Introduction Key Concepts Step-by-Step Process Best Practices FAQ

1. Introduction

Transfer learning is a powerful technique in machine learning that allows us to leverage pre-trained models on large datasets and adapt them to our specific tasks. This approach saves time and resources, especially when data availability is limited.

2. Key Concepts

**Pre-trained Models**: Models that have been previously trained on a large dataset (like ImageNet).
**Feature Extraction**: Using the learned features of a pre-trained model for a new task.
**Fine-tuning**: Adjusting the weights of a pre-trained model to better fit a new dataset.

Note: Transfer learning is especially useful in domains where labeled data is scarce.

3. Step-by-Step Process

3.1 Load Pre-trained Model

We can easily load pre-trained models from PyTorch's `torchvision` library.

import torchvision.models as models

# Load a pre-trained ResNet model
model = models.resnet18(pretrained=True)

3.2 Modify the Model

Replace the final layer to match the number of classes in your new dataset.

import torch.nn as nn

# Modify the final layer (assuming 10 classes)
num_classes = 10
model.fc = nn.Linear(model.fc.in_features, num_classes)

3.3 Set Device and Prepare Data

Move the model to the appropriate device (CPU or GPU) and prepare the data loaders.

device = torch.device("cuda" if torch.cuda.is_available() else "cpu")
model.to(device)

# Assume we have a DataLoader called 'train_loader' for training data

3.4 Training the Model

Set up the training loop to fine-tune the model.

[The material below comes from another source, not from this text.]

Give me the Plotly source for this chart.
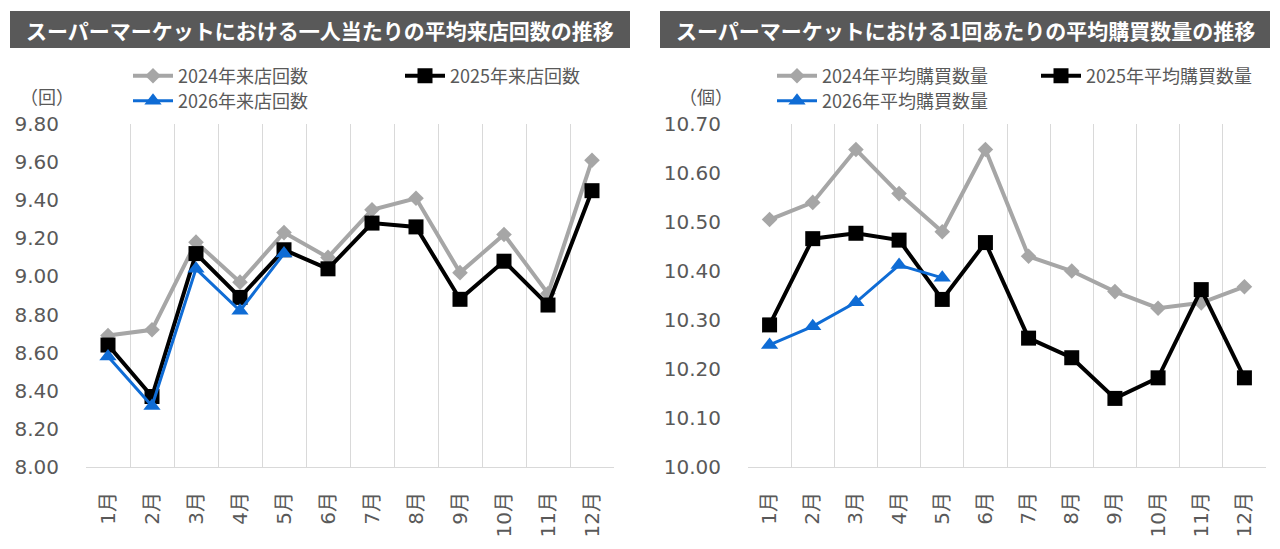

import torch.optim as optim

criterion = nn.CrossEntropyLoss()
optimizer = optim.Adam(model.parameters(), lr=0.001)

# Training loop
for epoch in range(num_epochs):
    model.train()
    for inputs, labels in train_loader:
        inputs, labels = inputs.to(device), labels.to(device)
        
        optimizer.zero_grad()
        outputs = model(inputs)
        loss = criterion(outputs, labels)
        loss.backward()
        optimizer.step()

4. Best Practices

Always start with a pre-trained model that closely relates to your task.
Use data augmentation techniques to improve generalization.
Monitor for overfitting and adjust learning rates accordingly.

Warning: Fine-tuning can lead to overfitting if the new dataset is small.

5. FAQ

What is transfer learning?

Transfer learning is a technique where a model developed for one task is reused as the starting point for a model on a second task.

When should I use transfer learning?

Transfer learning is particularly useful when you have a small dataset for a task similar to a task for which a model has already been trained.

What are some common pre-trained models?

Common pre-trained models include ResNet, VGG, Inception, and MobileNet.